Não é isto evidente? Nuah é Noé, que flutua sobre as águas, em sua arca, sendo esta o emblema de argha, a Luz, o princípio feminino; Noé é o "espírito" que cai na matéria. Assim que desce à Terra, ele planta uma vinha, bebe do vinho e se embebeda; i. e., o espírito puro fica intoxicado na medida em que é finalmente aprisionado na matéria. O sétimo capítulo do Gênese não passa de outra versão do primeiro. Assim, enquanto este diz: "(...) e as trevas cobriam o abismo.

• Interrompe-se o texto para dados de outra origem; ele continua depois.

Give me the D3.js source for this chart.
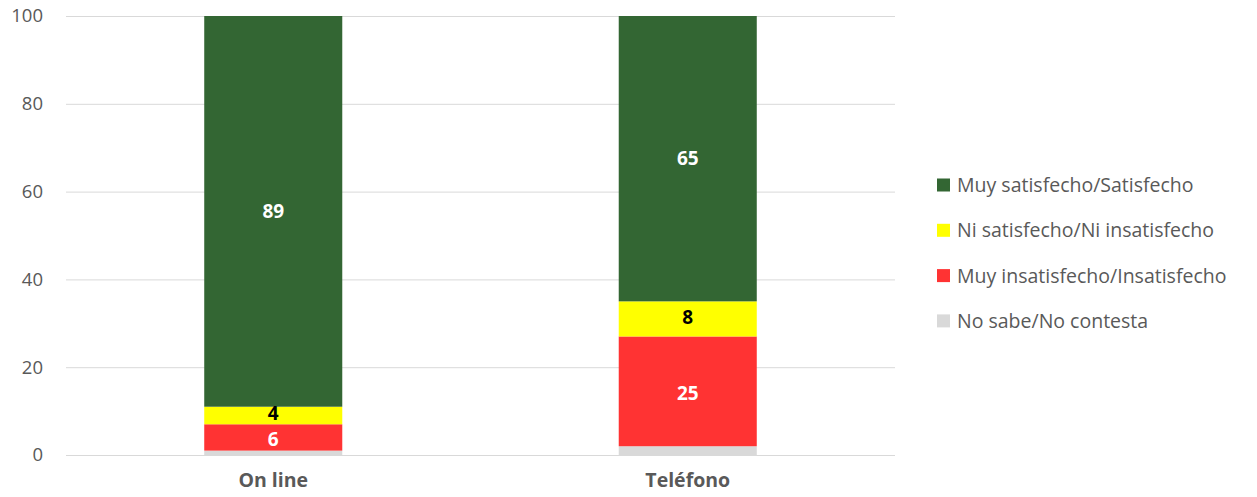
<!DOCTYPE html>
<html>
<head>
<meta charset="utf-8">
<script src="https://cdn.jsdelivr.net/npm/d3@7"></script>
<style>
  body { margin: 0; background: #fff; }
  text { font-family: "Open Sans", Lato, sans-serif; }
</style>
</head>
<body>
<script>
// chart data
var categories = ["On line", "Teléfono"];
var seriesNames = ["No sabe/No contesta", "Muy insatisfecho/Insatisfecho", "Ni satisfecho/Ni insatisfecho", "Muy satisfecho/Satisfecho"];
var noSabe = [1, 2];
var insatisfecho = [6, 25];
var niNi = [4, 8];
var satisfecho = [89, 65];
var yTicks = [0, 20, 40, 60, 80, 100];

var colors = ["#d9d9d9", "#ff3333", "#ffff00", "#336633"];
var labelColors = [null, "#fff", "#000", "#fff"];
// small nudge so the stacked labels in thin segments don't collide
var labelNudge = [0, 2, -2, 0];

var width = 1257, height = 497;
var margin = { top: 16, right: 362, bottom: 42, left: 66 };

var svg = d3.select("body").append("svg")
    .attr("width", width)
    .attr("height", height);

var rows = categories.map(function(c, i) {
  return { cat: c, s0: noSabe[i], s1: insatisfecho[i], s2: niNi[i], s3: satisfecho[i] };
});
var stack = d3.stack().keys(["s0", "s1", "s2", "s3"]);
var layers = stack(rows);

var x = d3.scaleBand()
    .domain(categories)
    .range([margin.left, width - margin.right])
    .paddingInner(0.667)
    .paddingOuter(0.3335);

var y = d3.scaleLinear()
    .domain([0, 100])
    .range([height - margin.bottom, margin.top]);

// gridlines
svg.append("g")
  .selectAll("line")
  .data(yTicks)
  .enter().append("line")
    .attr("x1", margin.left)
    .attr("x2", width - margin.right)
    .attr("y1", function(d) { return y(d) + 0.5; })
    .attr("y2", function(d) { return y(d) + 0.5; })
    .attr("stroke", "#d9d9d9")
    .attr("stroke-width", 1);

// y axis labels
var yAxis = d3.axisLeft(y).tickValues(yTicks).tickSize(0).tickPadding(0);
var gy = svg.append("g")
    .attr("transform", "translate(" + (margin.left - 23) + ",0)")
    .call(yAxis);
gy.select(".domain").remove();
gy.selectAll("text")
    .attr("font-size", 18.5)
    .attr("fill", "#595959")
    .style("font-family", "'Open Sans', Lato, sans-serif");

// bars
var layerG = svg.append("g").selectAll("g")
  .data(layers)
  .enter().append("g")
    .attr("fill", function(d, i) { return colors[i]; });

layerG.selectAll("rect")
  .data(function(d) { return d; })
  .enter().append("rect")
    .attr("x", function(d) { return x(d.data.cat); })
    .attr("width", x.bandwidth())
    .attr("y", function(d) { return y(d[1]); })
    .attr("height", function(d) { return y(d[0]) - y(d[1]); });

// data labels
layers.forEach(function(layer, i) {
  if (!labelColors[i]) return;
  svg.append("g").selectAll("text")
    .data(layer)
    .enter().append("text")
      .attr("x", function(d) { return x(d.data.cat) + x.bandwidth() / 2; })
      .attr("y", function(d) { return (y(d[0]) + y(d[1])) / 2 + labelNudge[i]; })
      .attr("dy", "0.35em")
      .attr("text-anchor", "middle")
      .attr("font-size", 19)
      .attr("font-weight", "bold")
      .attr("fill", labelColors[i])
      .text(function(d) { return d[1] - d[0]; });
});

// x axis labels
var xAxis = d3.axisBottom(x).tickSize(0).tickPadding(0);
var gx = svg.append("g")
    .attr("transform", "translate(0," + (height - margin.bottom + 18) + ")")
    .call(xAxis);
gx.select(".domain").remove();
gx.selectAll("text")
    .attr("font-size", 19.5)
    .attr("font-weight", "bold")
    .attr("fill", "#595959")
    .style("font-family", "'Open Sans', Lato, sans-serif");

// legend (top to bottom: reverse of stack order)
var legendItems = d3.range(seriesNames.length).reverse();
var legend = svg.append("g").selectAll("g")
  .data(legendItems)
  .enter().append("g")
    .attr("transform", function(d, i) { return "translate(937," + (185 + i * 45.3) + ")"; });

legend.append("rect")
    .attr("x", 0)
    .attr("y", -6.5)
    .attr("width", 13)
    .attr("height", 13)
    .attr("fill", function(d) { return colors[d]; });

legend.append("text")
    .attr("x", 20)
    .attr("dy", "0.36em")
    .attr("font-size", 19.5)
    .attr("fill", "#595959")
    .text(function(d) { return seriesNames[d]; });
</script>
</body>
</html>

E o espírito de Deus pairava sobre as águas", no sétimo capítulo lê-se : "(...) e as águas subiram (...) e a arca [com Noé - o espírito] flutuava sobre as águas". Assim, Noé, se

[identificado com] o Nuah caldeu, é o espírito que vivifica a matéria, que ademais é o caos representado pelo Abismo ou as Águas do Dilúvio. Na lenda babilônica, é Ishtar (Astoreth, a Luz) que é encerrada na arca e que envia uma pomba (emblema de Vênus e de outras deusas lunares) em busca de terra seca. E enquanto nas tábuas semitias é Xisuthros ou Hasisadra que é "levado à companhia dos deuses por sua piedade", na Bíblia é Enoch que caminha com os deuses e é por eles levado "para sempre".

A existência sucessiva de um incalculável número antes da subseqüente evolução do nosso próprio planeta, constitui uma crença de todos os povos antigos. A punição dos cristãos, por terem despojado os judeus de seus registros e recusado a verdadeira chave para a sua interpretação, teve início nos primeiros séculos. E assim é que encontramos os santos padres da Igreja trabalhando com uma cronologia impossível e com os absurdos da interpretação literal, ao passo que os rabinos eruditos estavam a par do significado real de suas alegorias. Não apenas no Zohar, mas também em muitas outras obras cabalísticas aceitas pelos talmudistas, tal como Midrash Berêhîth Rabbah, ou o Gênese universal, que, com o Merkabah (o carro de Ezequiel), compõem a Cabala, pode-se encontrar a doutrina segundo a qual toda uma série de mundos evolui do caos, e é sucessivamente destruída.